At Age 78, Actor John Lithgow Goes Back to Art School

LOS ANGELES — John Lithgow has an illustrious acting career going back five decades, with memorable roles on stage, screen, and TV — yet he recently decided to go back to school to broaden his arts education. His journey is the premise of Art Happens Here With John Lithgow, a one-hour PBS special premiering tonight that follows the venerated 78-year-old thespian as he explores dance, singing, ceramics, and silkscreen printing at four influential arts centers in Los Angeles. At each location, Lithgow trained alongside and is mentored by current students, conveying a sense of the joy, wonder, and trepidation of new creative endeavors.

The show’s roots began with Lithgow’s tenure as co-chair of the Commission on the Arts for the American Academy of Arts and Sciences, which has published reports on arts education and the creative economy. In a press roundtable earlier this month, the actor lamented the “slow diminution of arts in the classroom.”

“And I speak very much from my own experience. When I was a kid before I decided to be an actor, I wanted to be an artist, and a lot of that was pure inspiration from great art teachers in public schools,” he said.
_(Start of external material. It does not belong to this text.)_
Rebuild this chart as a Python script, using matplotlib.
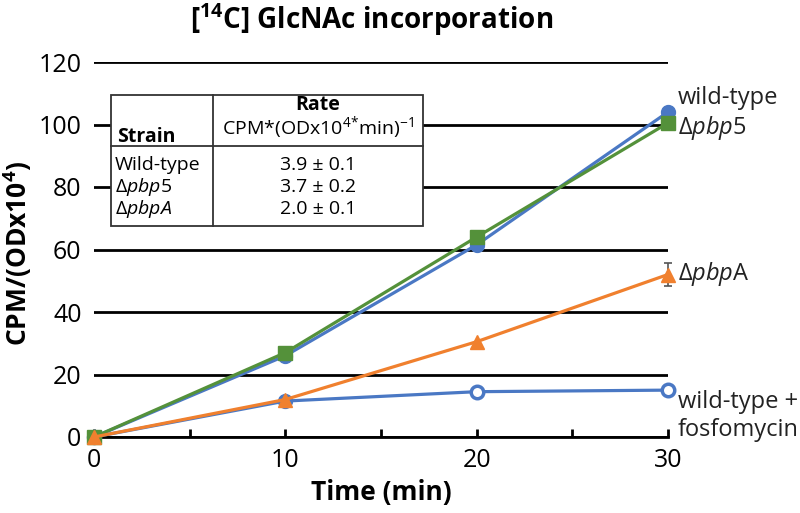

A clip from Art Happens Here With John Lithgow (video courtesy © PBS SoCal)

“We found an enormous amount of evidence on the effect of arts in education for young people in schools,” Lithgow continued. “It makes them better students, but it also makes them much more eager to get to school.”

Juan Devis, one the program’s executive producers, told Hyperallergic that they were looking to reflect the diversity of LA as well as a range of artistic practices in the four sites they selected, but also seeking to emphasize the various benefits of arts education, including “a sense of management, organization, discipline, [and] belonging.”

Lithgow visits four arts centers: the longtime Chicano community-based arts space Self Help Graphics & Art; the Debbie Allen Dance Academy; the Community Center of La Cañada Flintridge, which has a well-respected ceramics studio; and the Los Angeles County High School for the Arts (LACHSA). Throughout the course of the program, viewers follow Lithgow’s elation, frustration, failure, and success as he tries his hand at new disciplines, guided by fellow students several decades his junior. “I was a shy kid all over again,” he says in the show after struggling to hit the right notes during a LACHSA singing rehearsal.

At the Debbie Alen Dance Academy, Lithgow pushes his body through its paces while practicing the Dunham Technique, a form of dance that fuses Caribbean and African dances with European ballet.

“It almost killed me,” he recalled. “There were moments in that dance class where I genuinely thought, ‘Oh my God, I’m going to have a heart attack and collapse with documentary cameras covering the whole event.’”

At the Community Center of La Cañada Flintridge, his face lights up with glee as he successfully throws a modest pot, and at Self Help Graphics & Art, he learns the term “artivism” as he collaborates with another student on a screenprint.

Art Happens Here is a love letter to the transformative power of art on a personal, everyday level, with all its small discoveries, missteps, breakthroughs, and joys.

“Through the arts, young people find out who they are and where their imagination will lead them,” Lithgow says in the show. “It happened to me.”